A simple speeding ticket may not add more than one point to your record. However, it is always best to eliminate the possibility of points accumulating on your license.
Issues Renewing Your License in the Future
The National Driver Register keeps track of the traffic violations and speeding tickets of every driver in the United States. If you receive an out-of-state traffic violation or speeding ticket that you do not address, you may experience problems renewing your license in the future.
Possible Increase in Insurance Rates
Many factors will influence whether your insurance rates will increase following an out-of-state traffic violation. If your home state adds the violation to your permanent record, the chances of an increase in insurance rates are rather high. Some states, however, do not allow insurance companies to increase their rates if a driver experiences a singular traffic violation.

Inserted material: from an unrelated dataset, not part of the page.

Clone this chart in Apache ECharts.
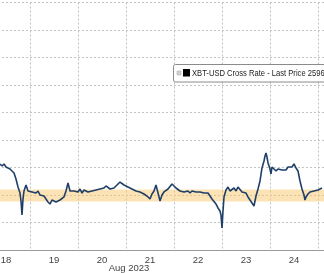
<!DOCTYPE html>
<html><head><meta charset="utf-8">
<script src="https://cdn.jsdelivr.net/npm/echarts@6/dist/echarts.min.js"></script>
<style>html,body{margin:0;padding:0;background:#fff}#c{width:324px;height:273px}</style>
</head><body><div id="c"></div>
<script>
const times = [
'2023-08-18T09:00','2023-08-18T10:00','2023-08-18T11:00','2023-08-18T12:00','2023-08-18T13:00','2023-08-18T14:00','2023-08-18T15:00','2023-08-18T16:00','2023-08-18T17:00','2023-08-18T18:00','2023-08-18T19:00','2023-08-18T19:30','2023-08-18T20:00','2023-08-18T20:30','2023-08-18T21:00','2023-08-18T22:00','2023-08-18T22:30','2023-08-18T23:00',
'2023-08-19T00:00','2023-08-19T01:00','2023-08-19T02:00','2023-08-19T03:00','2023-08-19T04:00','2023-08-19T05:00','2023-08-19T06:00','2023-08-19T07:00','2023-08-19T08:00','2023-08-19T09:00','2023-08-19T10:00','2023-08-19T11:00','2023-08-19T12:00','2023-08-19T13:00','2023-08-19T14:00','2023-08-19T15:00','2023-08-19T16:00','2023-08-19T17:00','2023-08-19T18:00','2023-08-19T19:00','2023-08-19T20:00','2023-08-19T21:00','2023-08-19T22:00','2023-08-19T23:00',
'2023-08-20T00:00','2023-08-20T01:00','2023-08-20T02:00','2023-08-20T03:00','2023-08-20T04:00','2023-08-20T05:00','2023-08-20T06:00','2023-08-20T07:00','2023-08-20T08:00','2023-08-20T09:00','2023-08-20T10:00','2023-08-20T11:00','2023-08-20T12:00','2023-08-20T13:00','2023-08-20T14:00','2023-08-20T15:00','2023-08-20T16:00','2023-08-20T17:00','2023-08-20T18:00','2023-08-20T19:00','2023-08-20T20:00','2023-08-20T21:00','2023-08-20T22:00','2023-08-20T23:00',
'2023-08-21T00:00','2023-08-21T01:00','2023-08-21T02:00','2023-08-21T03:00','2023-08-21T04:00','2023-08-21T05:00','2023-08-21T06:00','2023-08-21T07:00','2023-08-21T08:00','2023-08-21T09:00','2023-08-21T10:00','2023-08-21T11:00','2023-08-21T12:00','2023-08-21T13:00','2023-08-21T14:00','2023-08-21T15:00','2023-08-21T16:00','2023-08-21T17:00','2023-08-21T18:00','2023-08-21T19:00','2023-08-21T20:00','2023-08-21T21:00','2023-08-21T22:00','2023-08-21T23:00',
'2023-08-22T00:00','2023-08-22T01:00','2023-08-22T02:00','2023-08-22T03:00','2023-08-22T04:00','2023-08-22T05:00','2023-08-22T06:00','2023-08-22T07:00','2023-08-22T08:00','2023-08-22T09:00','2023-08-22T10:00','2023-08-22T11:00','2023-08-22T12:00','2023-08-22T13:00','2023-08-22T14:00','2023-08-22T15:00','2023-08-22T16:00','2023-08-22T17:00','2023-08-22T18:00','2023-08-22T19:00','2023-08-22T20:00','2023-08-22T21:00','2023-08-22T22:00','2023-08-22T23:00','2023-08-22T23:30',
'2023-08-23T00:00','2023-08-23T00:30','2023-08-23T01:00','2023-08-23T02:00','2023-08-23T03:00','2023-08-23T04:00','2023-08-23T05:00','2023-08-23T06:00','2023-08-23T07:00','2023-08-23T08:00','2023-08-23T09:00','2023-08-23T10:00','2023-08-23T11:00','2023-08-23T12:00','2023-08-23T13:00','2023-08-23T14:00','2023-08-23T15:00','2023-08-23T16:00','2023-08-23T17:00','2023-08-23T18:00','2023-08-23T19:00','2023-08-23T20:00','2023-08-23T21:00','2023-08-23T21:30','2023-08-23T22:00','2023-08-23T22:30','2023-08-23T23:00',
'2023-08-24T00:00','2023-08-24T00:30','2023-08-24T01:00','2023-08-24T02:00','2023-08-24T03:00','2023-08-24T04:00','2023-08-24T05:00','2023-08-24T06:00','2023-08-24T07:00','2023-08-24T08:00','2023-08-24T09:00','2023-08-24T10:00','2023-08-24T11:00','2023-08-24T12:00','2023-08-24T13:00','2023-08-24T14:00','2023-08-24T15:00','2023-08-24T16:00','2023-08-24T17:00','2023-08-24T17:30','2023-08-24T18:00','2023-08-24T19:00','2023-08-24T20:00','2023-08-24T21:00','2023-08-24T22:00','2023-08-24T23:00',
'2023-08-25T00:00','2023-08-25T01:00','2023-08-25T02:00'
];
const prices = [
26564,26527,26564,26509,26545,26473,26491,26400,26291,26145,26036,25891,25636,25927,26073,26182,26218,26073,
26109,26055,26091,26036,26073,26000,25964,25982,25927,25873,25836,25909,25891,25873,25891,25909,25927,25964,26073,26218,26073,26109,26073,26091,
26055,26109,26036,26091,26073,26055,26091,26073,26109,26091,26127,26109,26145,26127,26164,26145,26109,26145,26127,26164,26200,26236,26255,26182,
26200,26145,26164,26109,26127,26073,26091,26055,26073,26018,26036,25964,25927,26018,26073,26182,26036,25891,26000,26055,26073,26109,26127,26200,
26218,26127,26109,26073,26091,26055,26036,26073,26036,26073,26091,26055,26073,26055,26073,26036,26055,26036,26000,25927,25891,25836,25764,25709,25636,
25400,25709,25964,26091,26145,26073,26091,26127,26073,26145,26109,26055,26073,26036,25964,25909,25855,25800,25982,26109,26255,26491,26618,26709,26764,26691,26582,
26473,26382,26509,26527,26436,26473,26491,26455,26473,26455,26509,26527,26509,26564,26491,26436,26255,26109,26000,25909,25964,26018,26055,26036,26073,26055,
26091,26109,26127
];
const dayLabels = ['18','19','20','21','22','23','24'];
const monthLabel = 'Aug 2023';
const legendText = 'XBT-USD Cross Rate - Last Price 2596';
const bandLow = 25880, bandHigh = 26100;

const origin = new Date('2023-08-18T00:00').getTime();
const seriesData = times.map((t, i) => [(new Date(t).getTime() - origin) / 3600000, prices[i]]);

const chart = echarts.init(document.getElementById('c'), null, {renderer: 'canvas'});
const grid = '#c2c2c2';
chart.setOption({
  animation: false,
  grid: {left: -18, width: 342, top: 2.5, bottom: 23, outerBoundsMode: 'none', containLabel: false},
  xAxis: [{
    type: 'value', position: 'bottom', min: 0, max: 171, interval: 24,
    axisLine: {show: true, lineStyle: {color: '#9a9a9a', width: 1}},
    axisTick: {show: false}, axisLabel: {show: false},
    splitLine: {show: true, lineStyle: {color: grid, type: [2, 2], width: 1}}
  }, {
    type: 'value', position: 'bottom', min: 0, max: 171, interval: 12,
    axisLine: {show: false}, axisTick: {show: false}, splitLine: {show: false},
    axisLabel: {
      show: true, margin: 5, color: '#444', fontSize: 9.5, fontFamily: 'Liberation Sans',
      formatter: v => (v % 24 === 12 ? dayLabels[(v - 12) / 24] || '' : '')
    }
  }],
  yAxis: {
    type: 'value', min: 25000, max: 29500, interval: 500,
    axisLine: {show: false}, axisTick: {show: false}, axisLabel: {show: false},
    splitLine: {show: true, lineStyle: {color: grid, type: [2, 2], width: 1}}
  },
  series: [{
    type: 'line', xAxisIndex: 0, data: seriesData, showSymbol: false,
    lineStyle: {color: '#1f3f69', width: 1.6},
    markArea: {
      silent: true, z: 3,
      itemStyle: {color: 'rgba(247,200,110,0.5)'},
      data: [[{yAxis: bandLow}, {yAxis: bandHigh}]]
    }
  }],
  graphic: [
    {type: 'text', x: 129, y: 268.5, style: {text: monthLabel, fill: '#444', font: '9.5px "Liberation Sans"', align: 'center', verticalAlign: 'middle'}},
    {type: 'rect', shape: {x: 173.5, y: 64.5, width: 170, height: 17.5, r: 2}, style: {fill: '#fff', stroke: '#8a8a8a', lineWidth: 1}, z: 10},
    {type: 'rect', shape: {x: 177, y: 71, width: 4, height: 4}, style: {fill: '#d0d0d0', stroke: '#a8a8a8', lineWidth: 0.5}, z: 11},
    {type: 'rect', shape: {x: 183, y: 69, width: 7, height: 7.5}, style: {fill: '#000'}, z: 11},
    {type: 'text', x: 192, y: 73.5, scaleX: 0.8, z: 11, style: {text: legendText, fill: '#222', font: '9.5px "Liberation Sans"', verticalAlign: 'middle'}}
  ]
});
</script></body></html>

Your local car insurance provider will be able to provide you with better information regarding your unique situation.
Finding an Experienced Oklahoma Speeding Ticket Lawyer
By far the most beneficial thing you can do after you are pulled over in another state is to find an experienced Oklahoma speeding ticket lawyer. They will be able to offer advice regarding your recent traffic violation or speeding ticket. Contesting a ticket is not a route that most drivers choose. However, with the help of a lawyer is the best way to achieve an optimal outcome.
Regardless of the severity of your fine, it is important to eliminate the possibility of future penalties and restrictions. Receiving a traffic violation in another state may seem to be more stressful than a ticket received in your home state. However, there is really no cause for additional stress or concern.